As the District Commissioner’s son deteriorates through gambling and drink, Roth unfolds with marvellous subtlety what was withheld, longing for release in the father. The aged District Commissioner’s unrealized bond with his old valet, Jacques, is perfectly conveyed in one of the two superlative set-pieces of the novel, when Jacques’s dying is first merely a class annoyance because the servant fails to deliver the mail to the breakfast table, and then becomes a dissolution of class differences in the humanity of two old men who are all that is left, to one another, of a vanished social order: their life.

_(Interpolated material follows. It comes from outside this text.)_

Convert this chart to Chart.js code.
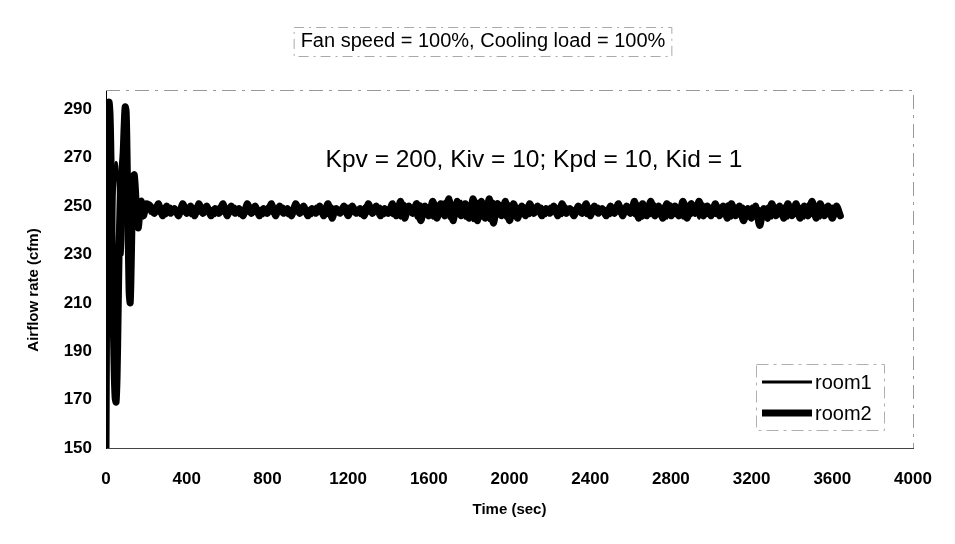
<!DOCTYPE html>
<html>
<head>
<meta charset="utf-8">
<title>Airflow rate</title>
<script src="https://cdn.jsdelivr.net/npm/chart.js@4.4.1/dist/chart.umd.min.js"></script>
<style>
  html, body { margin: 0; padding: 0; background: #fff; }
</style>
</head>
<body>
<canvas id="chart-airflow" width="955" height="544"></canvas>
<script>
const chartTitle = "Fan speed = 100%, Cooling load = 100%";
const gainNote = "Kpv = 200, Kiv = 10; Kpd = 10, Kid = 1";
const xTitle = "Time (sec)";
const yTitle = "Airflow rate (cfm)";
const seriesNames = ["room1", "room2"];
const xTicks = [0, 400, 800, 1200, 1600, 2000, 2400, 2800, 3200, 3600, 4000];
const yTicks = [150, 170, 190, 210, 230, 250, 270, 290];

// sample times (sec): 5 s steps during start-up, 20 s afterwards
const timeSec = [
  0, 5, 10, 15, 20, 25, 30, 35, 40, 45, 50, 55, 60, 65, 70, 75, 80, 85, 90, 95,
  100, 105, 110, 115, 120, 125, 130, 135, 140, 145, 150, 155, 160, 165, 170, 175, 180, 185, 190, 195, 200,
  220, 240, 260, 280, 300, 320, 340, 360, 380, 400,
  420, 440, 460, 480, 500, 520, 540, 560, 580, 600,
  620, 640, 660, 680, 700, 720, 740, 760, 780, 800,
  820, 840, 860, 880, 900, 920, 940, 960, 980, 1000,
  1020, 1040, 1060, 1080, 1100, 1120, 1140, 1160, 1180, 1200,
  1220, 1240, 1260, 1280, 1300, 1320, 1340, 1360, 1380, 1400,
  1420, 1440, 1460, 1480, 1500, 1520, 1540, 1560, 1580, 1600,
  1620, 1640, 1660, 1680, 1700, 1720, 1740, 1760, 1780, 1800,
  1820, 1840, 1860, 1880, 1900, 1920, 1940, 1960, 1980, 2000,
  2020, 2040, 2060, 2080, 2100, 2120, 2140, 2160, 2180, 2200,
  2220, 2240, 2260, 2280, 2300, 2320, 2340, 2360, 2380, 2400,
  2420, 2440, 2460, 2480, 2500, 2520, 2540, 2560, 2580, 2600,
  2620, 2640, 2660, 2680, 2700, 2720, 2740, 2760, 2780, 2800,
  2820, 2840, 2860, 2880, 2900, 2920, 2940, 2960, 2980, 3000,
  3020, 3040, 3060, 3080, 3100, 3120, 3140, 3160, 3180, 3200,
  3220, 3240, 3260, 3280, 3300, 3320, 3340, 3360, 3380, 3400,
  3420, 3440, 3460, 3480, 3500, 3520, 3540, 3560, 3580, 3600,
  3620, 3640
];

// airflow (cfm)
const room1 = [
  150, 260, 290, 285, 262, 240, 225, 232, 250, 264, 268, 265, 258, 248, 240, 232, 230, 238, 252, 262,
  264, 258, 246, 236, 232, 240, 252, 258, 256, 250, 244, 241, 244, 249, 252, 250, 247, 245, 247, 250, 251,
  247, 250, 247, 249, 246, 250, 247, 249, 247, 250,
  246, 249, 247, 250, 247, 249, 246, 250, 247, 249,
  247, 250, 246, 249, 247, 250, 247, 249, 246, 250,
  247, 249, 247, 250, 246, 249, 247, 250, 247, 249,
  246, 250, 247, 249, 246, 250, 247, 249, 247, 250,
  247, 249, 246, 250, 247, 249, 247, 250, 246, 249,
  246, 250, 245, 251, 247, 250, 245, 251, 246, 250,
  245, 251, 246, 252, 245, 251, 246, 252, 245, 251,
  244, 252, 245, 251, 244, 252, 246, 251, 245, 251,
  246, 250, 247, 250, 246, 249, 247, 250, 246, 250,
  247, 249, 246, 250, 247, 249, 247, 250, 246, 249,
  247, 250, 247, 249, 246, 250, 247, 249, 247, 250,
  246, 251, 245, 250, 246, 251, 246, 250, 245, 251,
  246, 250, 245, 251, 246, 250, 245, 251, 246, 250,
  246, 250, 246, 251, 245, 250, 246, 250, 245, 250,
  245, 249, 246, 250, 245, 250, 246, 250, 245, 250,
  246, 250, 245, 251, 246, 250, 245, 250, 246, 250,
  246, 249
];

const room2 = [
  150, 240, 287, 293, 288, 268, 238, 208, 184, 171, 169, 180, 205, 232, 252, 262, 266, 272, 283, 291,
  289, 268, 238, 214, 210, 226, 248, 260, 263, 258, 250, 243, 241, 245, 250, 252, 249, 246, 247, 250, 251,
  250, 247, 251, 246, 250, 247, 249, 246, 251, 247,
  250, 246, 251, 247, 250, 246, 249, 247, 251, 246,
  250, 247, 249, 246, 251, 247, 250, 246, 249, 247,
  251, 246, 250, 247, 249, 246, 251, 247, 250, 246,
  249, 247, 250, 246, 251, 245, 249, 247, 250, 246,
  250, 247, 249, 246, 251, 247, 250, 246, 249, 247,
  251, 246, 252, 245, 250, 247, 251, 244, 250, 246,
  252, 245, 251, 246, 253, 244, 252, 246, 251, 245,
  253, 244, 252, 245, 253, 243, 251, 246, 252, 244,
  251, 245, 250, 246, 251, 247, 250, 246, 249, 247,
  250, 246, 251, 247, 249, 246, 250, 247, 251, 246,
  250, 247, 249, 246, 250, 247, 251, 246, 250, 247,
  252, 245, 251, 246, 252, 246, 250, 245, 251, 246,
  250, 246, 252, 245, 251, 247, 252, 246, 250, 246,
  251, 246, 250, 245, 251, 246, 250, 244, 249, 245,
  250, 242, 249, 245, 251, 246, 250, 245, 251, 246,
  251, 245, 250, 246, 252, 245, 251, 246, 250, 245,
  250, 246
];

const labelFont = "'Liberation Sans', Arial, sans-serif";

function toPoints(values) {
  return timeSec.map((t, i) => ({ x: t, y: values[i] }));
}

// title, gain note, y title, legend and the faint frames
const overlayPlugin = {
  id: "overlay",
  beforeDraw(chart) {
    const ctx = chart.ctx;
    ctx.save();
    ctx.fillStyle = "#fff";
    ctx.fillRect(0, 0, chart.width, chart.height);
    ctx.restore();
  },
  afterDraw(chart) {
    const ctx = chart.ctx;
    const area = chart.chartArea;
    ctx.save();

    // plot frame (top and right)
    ctx.strokeStyle = "#9a9a9a";
    ctx.lineWidth = 1;
    ctx.setLineDash([14, 6, 3, 6]);
    ctx.beginPath();
    ctx.moveTo(area.left, area.top + 0.5);
    ctx.lineTo(area.right + 0.5, area.top + 0.5);
    ctx.lineTo(area.right + 0.5, area.bottom);
    ctx.stroke();

    // title
    ctx.setLineDash([]);
    ctx.fillStyle = "#000";
    ctx.font = "20px " + labelFont;
    ctx.textAlign = "center";
    ctx.textBaseline = "middle";
    ctx.fillText(chartTitle, 483, 41);
    const tw = ctx.measureText(chartTitle).width;
    ctx.strokeStyle = "#aaa";
    ctx.setLineDash([10, 5, 2, 5]);
    ctx.strokeRect(483 - tw / 2 - 6.5, 27.5, tw + 13, 29);

    // controller gains
    ctx.setLineDash([]);
    ctx.font = "24.5px " + labelFont;
    ctx.fillText(gainNote, 534, 160);

    // y axis title
    ctx.save();
    ctx.translate(34, 290);
    ctx.rotate(-Math.PI / 2);
    ctx.font = "bold 15px " + labelFont;
    ctx.fillText(yTitle, 0, 0);
    ctx.restore();

    // legend
    const lx = 762, ly = [382, 413];
    ctx.strokeStyle = "#000";
    ctx.lineCap = "butt";
    chart.data.datasets.forEach((ds, i) => {
      ctx.lineWidth = ds.borderWidth;
      ctx.beginPath();
      ctx.moveTo(lx, ly[i]);
      ctx.lineTo(lx + 50, ly[i]);
      ctx.stroke();
      ctx.font = "20px " + labelFont;
      ctx.textAlign = "left";
      ctx.fillText(ds.label, lx + 53, ly[i] + 1);
    });
    ctx.strokeStyle = "#b0b0b0";
    ctx.lineWidth = 1;
    ctx.setLineDash([12, 5, 3, 5]);
    ctx.strokeRect(756.5, 364.5, 128, 66);
    ctx.restore();
  }
};

new Chart(document.getElementById("chart-airflow"), {
  type: "line",
  data: {
    datasets: [
      {
        label: seriesNames[0],
        data: toPoints(room1),
        borderColor: "#000",
        borderWidth: 3,
        pointRadius: 0,
        tension: 0.3,
        order: 1
      },
      {
        label: seriesNames[1],
        data: toPoints(room2),
        borderColor: "#000",
        borderWidth: 7,
        pointRadius: 0,
        tension: 0.3,
        borderJoinStyle: "round",
        borderCapStyle: "round",
        order: 0
      }
    ]
  },
  options: {
    responsive: false,
    animation: false,
    layout: { padding: { left: 22, right: 42, top: 90, bottom: 21 } },
    plugins: {
      legend: { display: false },
      tooltip: { enabled: false }
    },
    scales: {
      x: {
        type: "linear",
        min: 0,
        max: 4000,
        afterBuildTicks: scale => { scale.ticks = xTicks.map(v => ({ value: v })); },
        afterFit: scale => { scale.height = 544 - 21 - 448; },
        grid: { display: false, drawTicks: false },
        border: { display: true, color: "#444", width: 1 },
        ticks: {
          padding: 21,
          color: "#000",
          maxRotation: 0,
          callback: value => String(value),
          font: { family: labelFont, size: 17, weight: "bold" }
        },
        title: {
          display: true,
          text: xTitle,
          color: "#000",
          font: { family: labelFont, size: 15, weight: "bold" }
        }
      },
      y: {
        min: 150,
        max: 298,
        afterBuildTicks: scale => { scale.ticks = yTicks.map(v => ({ value: v })); },
        afterFit: scale => { scale.width = 84; },
        grid: { display: false, drawTicks: false },
        border: { display: true, color: "#000", width: 1 },
        ticks: {
          padding: 14,
          color: "#000",
          font: { family: labelFont, size: 17, weight: "bold" }
        }
      }
    }
  },
  plugins: [overlayPlugin]
});
</script>
</body>
</html>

The second set-piece both echoes this one and brings back a scene that has been present always, beneath the consequences that have richly overlaid it. The levelling of age and social dissolution respects no rank. The D.C. not only now is at one with his former servant; he also, at the other end of the ancient order, has come to have the same bond with his exalted Emperor. In an audience recalling that of the Hero of Solferino, he too has gone to ask for the Emperor’s intercession. This time it is against Carl Joseph’s demission in disgrace from the army. The doddering Emperor says of Carl Joseph, ‘ “That’s the young fellow I saw at the last manoeuvres.” Since this confused him a little, he added, “You know, he saved my life. Or was that you?” A stranger catching sight of them at this moment might have taken them for brothers. . the one felt he had changed into a District Commissioner, the other, that he had changed into the Emperor.’ The unity of Roth’s masterwork is achieved in that highest faculty of the imagination Walter Benjamin speaks of as ‘an extensiveness of the folded fan, which only in spreading draws breath and flourishes.’